• [TASK TO COMPLETE]
Copy down every line where the string "using" shows up.

• [PROVIDED DATA]

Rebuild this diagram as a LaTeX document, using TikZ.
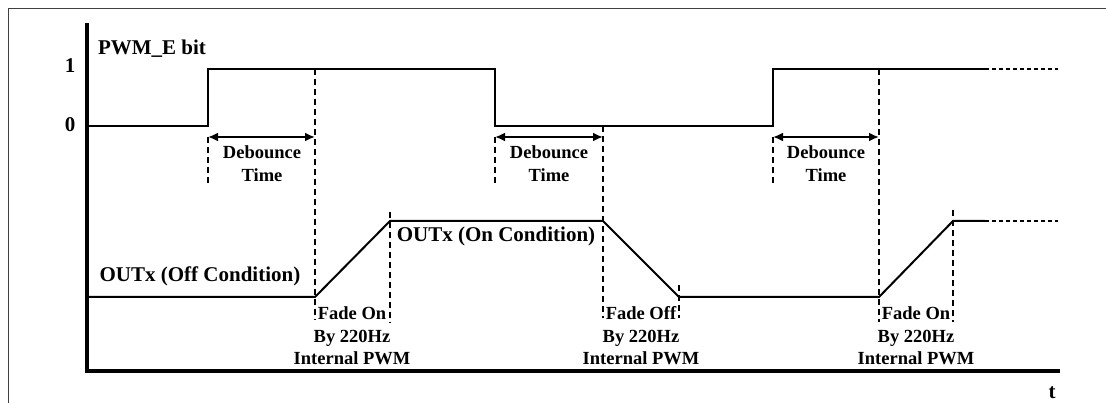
\documentclass[tikz,border=0pt]{standalone}
\usepackage{fontspec}
\setmainfont{Liberation Serif}
\usetikzlibrary{arrows.meta}
\begin{document}
\begin{tikzpicture}[x=1pt,y=-1pt,
  frame/.style={draw=black!75,line width=1pt},
  axis/.style={line width=3.2pt},
  sig/.style={line width=2pt,line join=miter},
  tail/.style={line width=2pt,dash pattern=on 4pt off 3pt},
  guide/.style={line width=1.6pt,dash pattern=on 6.5pt off 3.5pt},
  span/.style={line width=2pt,{Latex[length=10pt,width=9pt]}-{Latex[length=10pt,width=9pt]}},
  small/.style={font=\bfseries\fontsize{18.5}{22}\selectfont,align=center,inner sep=0pt,anchor=base},
  big/.style={font=\bfseries\fontsize{21}{24}\selectfont,inner sep=0pt,anchor=base}]
\useasboundingbox (0,0) rectangle (1106,403);
% frame
\draw[frame] (8,403) -- (8,9) -- (1106,9);
% axes
\draw[axis] (87,23) -- (87,371) -- (1060,371);
\node[big] (t) at (1052,399) {t};
% labels upper
\node[big] (pwm) at (152,55) {PWM\_E bit};
\node[big] (one) at (70,73) {1};
\node[big] (zero) at (70,132) {0};
% PWM_E signal
\draw[sig] (89,126) -- (208,126) -- (208,69) -- (495,69) -- (495,126) -- (773,126) -- (773,69) -- (985,69);
\draw[tail] (985,69) -- (1058,69);
% guides upper
\draw[guide] (208,137) -- (208,184);
\draw[guide] (495,137) -- (495,184);
\draw[guide] (773,137) -- (773,184);
\draw[guide] (315,69) -- (315,320);
\draw[guide] (603,126) -- (603,318);
\draw[guide] (879,69) -- (879,322);
% debounce spans
\coordinate (d1a) at (208,137); \coordinate (d1b) at (315,137);
\coordinate (d2a) at (495,137); \coordinate (d2b) at (603,137);
\coordinate (d3a) at (773,137); \coordinate (d3b) at (879,137);
\draw[span] (d1a) -- (d1b);
\draw[span] (d2a) -- (d2b);
\draw[span] (d3a) -- (d3b);
\node[small] (db1) at (262,182) {Debounce\\[1pt]Time};
\node[small] (db2) at (549,182) {Debounce\\[1pt]Time};
\node[small] (db3) at (826,182) {Debounce\\[1pt]Time};
% OUTx signal
\draw[sig] (89,297) -- (315,297) -- (390,221) -- (603,221) -- (679,297) -- (879,297) -- (953,221) -- (985,221);
\draw[tail] (985,221) -- (1058,221);
% guides lower
\draw[guide] (390,212) -- (390,323);
\draw[guide] (679,285) -- (679,318);
\draw[guide] (953,210) -- (953,322);
% labels lower
\node[big] (off) at (200,282) {OUTx (Off Condition)};
\node[big] (on) at (496,242) {OUTx (On Condition)};
\node[small] (f1) at (352,364) {Fade On\\By 220Hz\\Internal PWM};
\node[small] (f2) at (641,364) {Fade Off\\By 220Hz\\Internal PWM};
\node[small] (f3) at (916,364) {Fade On\\By 220Hz\\Internal PWM};
\end{tikzpicture}
\end{document}
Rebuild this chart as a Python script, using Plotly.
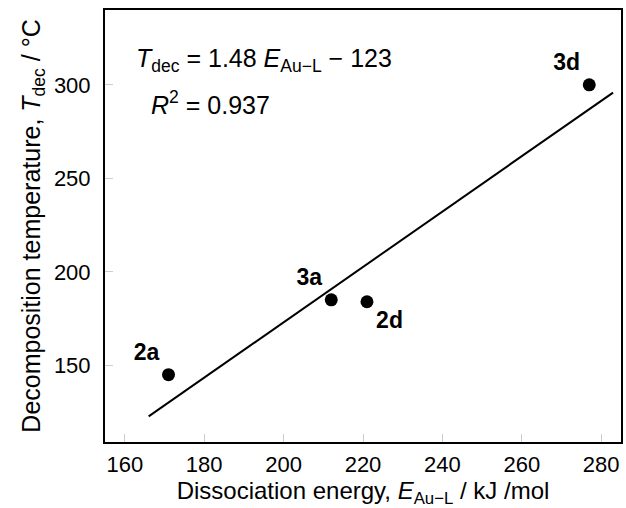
import plotly.graph_objects as go

energy = [171, 212, 221, 277]
tdec = [145, 185, 184, 300]
names = ["2a", "3a", "2d", "3d"]
label_pos = ["top left", "top left", "bottom right", "top left"]
slope = 1.48
intercept = -123
fit_x = [166, 283]
fit_y = [slope * v + intercept for v in fit_x]

font = "Liberation Sans, Arial, sans-serif"
fig = go.Figure()
fig.add_trace(go.Scatter(x=fit_x, y=fit_y, mode="lines",
                         line=dict(color="black", width=2), showlegend=False))
fig.add_trace(go.Scatter(x=energy, y=tdec, mode="markers+text",
                         marker=dict(color="black", size=13),
                         text=["<b>%s</b>" % n for n in names],
                         textposition=label_pos,
                         textfont=dict(size=23, color="black", family=font),
                         showlegend=False))
fig.add_annotation(x=0.056, y=0.884, xref="paper", yref="paper", xanchor="left", yanchor="middle",
                   text="<i>T</i><sub>dec</sub> = 1.48 <i>E</i><sub>Au−L</sub> − 123",
                   showarrow=False, font=dict(size=25, family=font, color="black"))
fig.add_annotation(x=0.085, y=0.784, xref="paper", yref="paper", xanchor="left", yanchor="middle",
                   text="<i>R</i><sup>2</sup> = 0.937",
                   showarrow=False, font=dict(size=25, family=font, color="black"))

axis_common = dict(showline=True, linecolor="black", linewidth=2, mirror=True,
                   ticks="inside", ticklen=8, tickcolor="#cccccc", tickwidth=1,
                   showgrid=False, zeroline=False,
                   tickfont=dict(size=22, family=font, color="black"))
fig.update_xaxes(range=[155, 285], tickvals=[160, 180, 200, 220, 240, 260, 280],
                 ticklabelstandoff=2,
                 title=dict(text="Dissociation energy, <i>E</i><sub>Au−L</sub> / kJ /mol",
                            font=dict(size=24, family=font, color="black"), standoff=9),
                 **axis_common)
fig.update_yaxes(range=[109, 340], tickvals=[150, 200, 250, 300],
                 ticklabelstandoff=8,
                 title=dict(text="Decomposition temperature, <i>T</i><sub>dec</sub> / °C",
                            font=dict(size=25, family=font, color="black"), standoff=6),
                 **axis_common)
fig.update_layout(width=626, height=508, margin=dict(l=105, r=3, t=10, b=66),
                  plot_bgcolor="white", paper_bgcolor="white")
fig.write_html("out.html")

• [ANSWER]
Rebuild this diagram as a LaTeX document, using TikZ.
Rebuild this chart as a Python script, using Plotly.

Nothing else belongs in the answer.